(Provided records):
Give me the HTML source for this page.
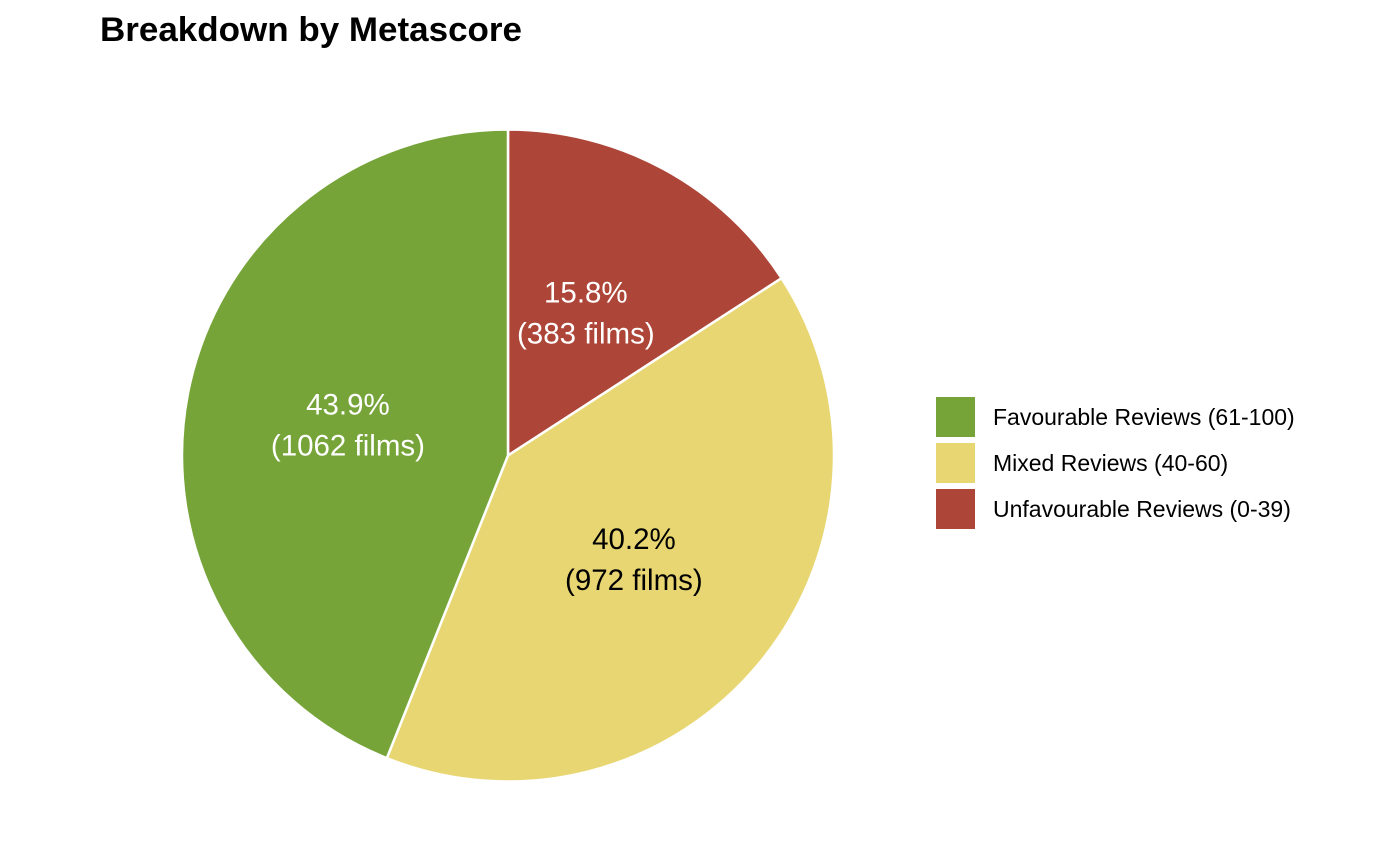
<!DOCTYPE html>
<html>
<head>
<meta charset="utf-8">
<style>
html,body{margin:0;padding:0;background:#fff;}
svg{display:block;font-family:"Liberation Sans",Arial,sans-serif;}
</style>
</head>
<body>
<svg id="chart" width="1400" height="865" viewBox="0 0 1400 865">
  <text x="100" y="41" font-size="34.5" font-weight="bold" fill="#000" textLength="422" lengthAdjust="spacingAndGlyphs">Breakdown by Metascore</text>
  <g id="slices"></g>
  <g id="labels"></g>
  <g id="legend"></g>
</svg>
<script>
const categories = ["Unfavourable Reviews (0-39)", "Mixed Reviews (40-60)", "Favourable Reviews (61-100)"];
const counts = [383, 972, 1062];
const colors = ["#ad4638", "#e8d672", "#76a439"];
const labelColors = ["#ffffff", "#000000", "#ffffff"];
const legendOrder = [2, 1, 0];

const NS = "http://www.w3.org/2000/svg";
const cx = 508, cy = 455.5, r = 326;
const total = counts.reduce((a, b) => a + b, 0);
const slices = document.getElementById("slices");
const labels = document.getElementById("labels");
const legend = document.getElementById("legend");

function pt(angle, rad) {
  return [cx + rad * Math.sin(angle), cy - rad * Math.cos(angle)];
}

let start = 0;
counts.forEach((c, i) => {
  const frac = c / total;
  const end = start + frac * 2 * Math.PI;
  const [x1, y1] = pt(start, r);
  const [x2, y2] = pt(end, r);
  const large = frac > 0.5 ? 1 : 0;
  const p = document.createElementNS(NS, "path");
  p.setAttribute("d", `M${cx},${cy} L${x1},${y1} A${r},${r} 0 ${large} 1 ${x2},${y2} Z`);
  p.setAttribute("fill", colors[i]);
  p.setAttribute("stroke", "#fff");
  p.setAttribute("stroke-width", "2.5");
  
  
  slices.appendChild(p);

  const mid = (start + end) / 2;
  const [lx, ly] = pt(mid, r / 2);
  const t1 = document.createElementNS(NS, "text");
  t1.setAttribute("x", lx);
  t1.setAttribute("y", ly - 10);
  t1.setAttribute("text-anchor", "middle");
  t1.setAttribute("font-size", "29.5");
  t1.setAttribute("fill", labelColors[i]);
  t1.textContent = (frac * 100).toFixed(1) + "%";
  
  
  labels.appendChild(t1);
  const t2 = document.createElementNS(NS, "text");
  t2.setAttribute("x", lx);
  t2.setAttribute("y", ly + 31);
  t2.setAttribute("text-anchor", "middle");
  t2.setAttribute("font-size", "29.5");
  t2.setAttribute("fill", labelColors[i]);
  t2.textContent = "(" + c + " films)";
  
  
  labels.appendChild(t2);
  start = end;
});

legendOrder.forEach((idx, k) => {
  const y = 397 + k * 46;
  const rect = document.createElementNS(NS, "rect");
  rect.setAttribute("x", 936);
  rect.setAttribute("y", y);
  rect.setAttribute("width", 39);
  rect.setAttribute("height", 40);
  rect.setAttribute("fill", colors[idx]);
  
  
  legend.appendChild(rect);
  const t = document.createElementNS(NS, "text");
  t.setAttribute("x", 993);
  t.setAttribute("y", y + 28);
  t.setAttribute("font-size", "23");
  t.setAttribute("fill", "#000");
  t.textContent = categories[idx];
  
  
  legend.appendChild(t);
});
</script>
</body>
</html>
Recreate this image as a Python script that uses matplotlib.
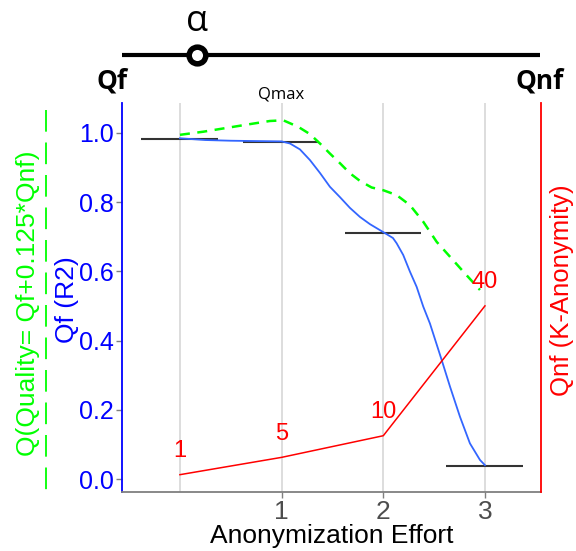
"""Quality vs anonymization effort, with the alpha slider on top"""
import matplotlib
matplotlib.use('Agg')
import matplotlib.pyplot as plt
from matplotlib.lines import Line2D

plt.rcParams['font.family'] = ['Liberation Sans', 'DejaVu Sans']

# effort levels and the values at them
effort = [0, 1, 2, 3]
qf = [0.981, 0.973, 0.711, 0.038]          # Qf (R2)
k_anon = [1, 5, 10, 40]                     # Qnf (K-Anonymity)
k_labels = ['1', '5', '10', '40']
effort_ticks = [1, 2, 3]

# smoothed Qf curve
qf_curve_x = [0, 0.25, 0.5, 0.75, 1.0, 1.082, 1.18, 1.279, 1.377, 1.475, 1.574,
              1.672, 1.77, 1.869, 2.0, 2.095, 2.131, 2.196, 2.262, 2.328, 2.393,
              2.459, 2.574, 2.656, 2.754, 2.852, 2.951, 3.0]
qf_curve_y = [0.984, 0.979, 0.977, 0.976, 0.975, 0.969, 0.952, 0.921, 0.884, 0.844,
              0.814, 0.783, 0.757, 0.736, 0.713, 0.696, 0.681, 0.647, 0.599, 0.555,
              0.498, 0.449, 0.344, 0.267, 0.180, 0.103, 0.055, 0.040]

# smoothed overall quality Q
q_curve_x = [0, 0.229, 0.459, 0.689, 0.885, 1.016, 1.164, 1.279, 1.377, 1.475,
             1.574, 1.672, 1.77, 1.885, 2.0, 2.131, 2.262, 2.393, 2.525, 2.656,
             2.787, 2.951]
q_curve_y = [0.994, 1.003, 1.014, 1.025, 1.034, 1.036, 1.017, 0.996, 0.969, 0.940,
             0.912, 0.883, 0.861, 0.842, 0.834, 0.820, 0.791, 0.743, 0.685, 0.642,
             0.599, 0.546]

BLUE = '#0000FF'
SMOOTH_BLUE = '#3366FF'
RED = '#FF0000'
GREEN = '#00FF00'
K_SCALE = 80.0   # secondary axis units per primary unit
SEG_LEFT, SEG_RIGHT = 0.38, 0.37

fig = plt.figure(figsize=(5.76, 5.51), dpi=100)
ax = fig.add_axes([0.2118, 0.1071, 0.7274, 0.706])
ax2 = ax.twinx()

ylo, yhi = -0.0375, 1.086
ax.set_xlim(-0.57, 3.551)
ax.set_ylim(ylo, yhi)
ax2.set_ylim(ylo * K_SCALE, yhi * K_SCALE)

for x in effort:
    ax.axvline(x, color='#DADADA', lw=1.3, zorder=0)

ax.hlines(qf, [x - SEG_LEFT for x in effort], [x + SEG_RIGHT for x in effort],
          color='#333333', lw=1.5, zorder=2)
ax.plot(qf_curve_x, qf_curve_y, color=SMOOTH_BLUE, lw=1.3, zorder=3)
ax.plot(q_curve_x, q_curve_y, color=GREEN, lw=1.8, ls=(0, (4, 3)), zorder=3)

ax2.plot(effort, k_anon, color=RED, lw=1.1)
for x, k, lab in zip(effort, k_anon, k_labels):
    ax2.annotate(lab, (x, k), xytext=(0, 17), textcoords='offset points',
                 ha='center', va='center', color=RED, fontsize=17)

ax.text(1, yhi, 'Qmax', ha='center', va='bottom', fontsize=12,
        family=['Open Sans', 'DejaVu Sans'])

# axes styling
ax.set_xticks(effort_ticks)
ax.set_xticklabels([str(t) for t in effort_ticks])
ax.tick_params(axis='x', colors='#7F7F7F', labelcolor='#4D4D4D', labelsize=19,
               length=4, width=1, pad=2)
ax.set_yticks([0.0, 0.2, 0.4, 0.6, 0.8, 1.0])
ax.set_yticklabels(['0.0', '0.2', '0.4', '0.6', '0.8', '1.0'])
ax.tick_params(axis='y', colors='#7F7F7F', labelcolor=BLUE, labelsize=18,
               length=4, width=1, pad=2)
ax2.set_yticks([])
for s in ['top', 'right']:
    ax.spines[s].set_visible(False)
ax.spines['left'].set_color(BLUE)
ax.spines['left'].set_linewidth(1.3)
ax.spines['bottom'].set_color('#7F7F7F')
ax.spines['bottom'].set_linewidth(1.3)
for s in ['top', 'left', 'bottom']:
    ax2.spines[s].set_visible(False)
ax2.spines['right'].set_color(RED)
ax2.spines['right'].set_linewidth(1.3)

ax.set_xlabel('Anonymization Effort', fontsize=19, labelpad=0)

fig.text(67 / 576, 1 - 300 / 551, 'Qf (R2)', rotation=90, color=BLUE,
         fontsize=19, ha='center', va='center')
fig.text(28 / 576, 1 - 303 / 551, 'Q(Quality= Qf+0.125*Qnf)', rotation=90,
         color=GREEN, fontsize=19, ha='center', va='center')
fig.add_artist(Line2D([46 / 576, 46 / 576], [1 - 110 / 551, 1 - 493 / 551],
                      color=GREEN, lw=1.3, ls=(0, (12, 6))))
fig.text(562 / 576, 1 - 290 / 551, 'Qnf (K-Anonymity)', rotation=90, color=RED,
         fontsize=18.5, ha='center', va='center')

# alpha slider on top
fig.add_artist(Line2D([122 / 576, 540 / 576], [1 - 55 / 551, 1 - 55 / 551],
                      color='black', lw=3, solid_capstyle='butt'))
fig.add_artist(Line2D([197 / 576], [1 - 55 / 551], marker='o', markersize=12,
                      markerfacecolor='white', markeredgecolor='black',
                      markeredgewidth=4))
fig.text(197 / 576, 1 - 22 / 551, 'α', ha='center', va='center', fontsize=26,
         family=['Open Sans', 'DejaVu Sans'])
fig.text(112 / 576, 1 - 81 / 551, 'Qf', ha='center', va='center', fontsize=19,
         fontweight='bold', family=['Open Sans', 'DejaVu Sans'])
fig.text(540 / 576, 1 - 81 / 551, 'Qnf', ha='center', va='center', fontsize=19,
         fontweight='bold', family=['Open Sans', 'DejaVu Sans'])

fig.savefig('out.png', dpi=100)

(To be done): Reproduce only the lines from the beginning of the data through the line that contains "t1.textContent = (frac", both included, and please drop the pictures.

(Exercise response):
Give me the HTML source for this page.
<!DOCTYPE html>
<html>
<head>
<meta charset="utf-8">
<style>
html,body{margin:0;padding:0;background:#fff;}
svg{display:block;font-family:"Liberation Sans",Arial,sans-serif;}
</style>
</head>
<body>
<svg id="chart" width="1400" height="865" viewBox="0 0 1400 865">
  <text x="100" y="41" font-size="34.5" font-weight="bold" fill="#000" textLength="422" lengthAdjust="spacingAndGlyphs">Breakdown by Metascore</text>
  <g id="slices"></g>
  <g id="labels"></g>
  <g id="legend"></g>
</svg>
<script>
const categories = ["Unfavourable Reviews (0-39)", "Mixed Reviews (40-60)", "Favourable Reviews (61-100)"];
const counts = [383, 972, 1062];
const colors = ["#ad4638", "#e8d672", "#76a439"];
const labelColors = ["#ffffff", "#000000", "#ffffff"];
const legendOrder = [2, 1, 0];

const NS = "http://www.w3.org/2000/svg";
const cx = 508, cy = 455.5, r = 326;
const total = counts.reduce((a, b) => a + b, 0);
const slices = document.getElementById("slices");
const labels = document.getElementById("labels");
const legend = document.getElementById("legend");

function pt(angle, rad) {
  return [cx + rad * Math.sin(angle), cy - rad * Math.cos(angle)];
}

let start = 0;
counts.forEach((c, i) => {
  const frac = c / total;
  const end = start + frac * 2 * Math.PI;
  const [x1, y1] = pt(start, r);
  const [x2, y2] = pt(end, r);
  const large = frac > 0.5 ? 1 : 0;
  const p = document.createElementNS(NS, "path");
  p.setAttribute("d", `M${cx},${cy} L${x1},${y1} A${r},${r} 0 ${large} 1 ${x2},${y2} Z`);
  p.setAttribute("fill", colors[i]);
  p.setAttribute("stroke", "#fff");
  p.setAttribute("stroke-width", "2.5");
  
  
  slices.appendChild(p);

  const mid = (start + end) / 2;
  const [lx, ly] = pt(mid, r / 2);
  const t1 = document.createElementNS(NS, "text");
  t1.setAttribute("x", lx);
  t1.setAttribute("y", ly - 10);
  t1.setAttribute("text-anchor", "middle");
  t1.setAttribute("font-size", "29.5");
  t1.setAttribute("fill", labelColors[i]);
  t1.textContent = (frac * 100).toFixed(1) + "%";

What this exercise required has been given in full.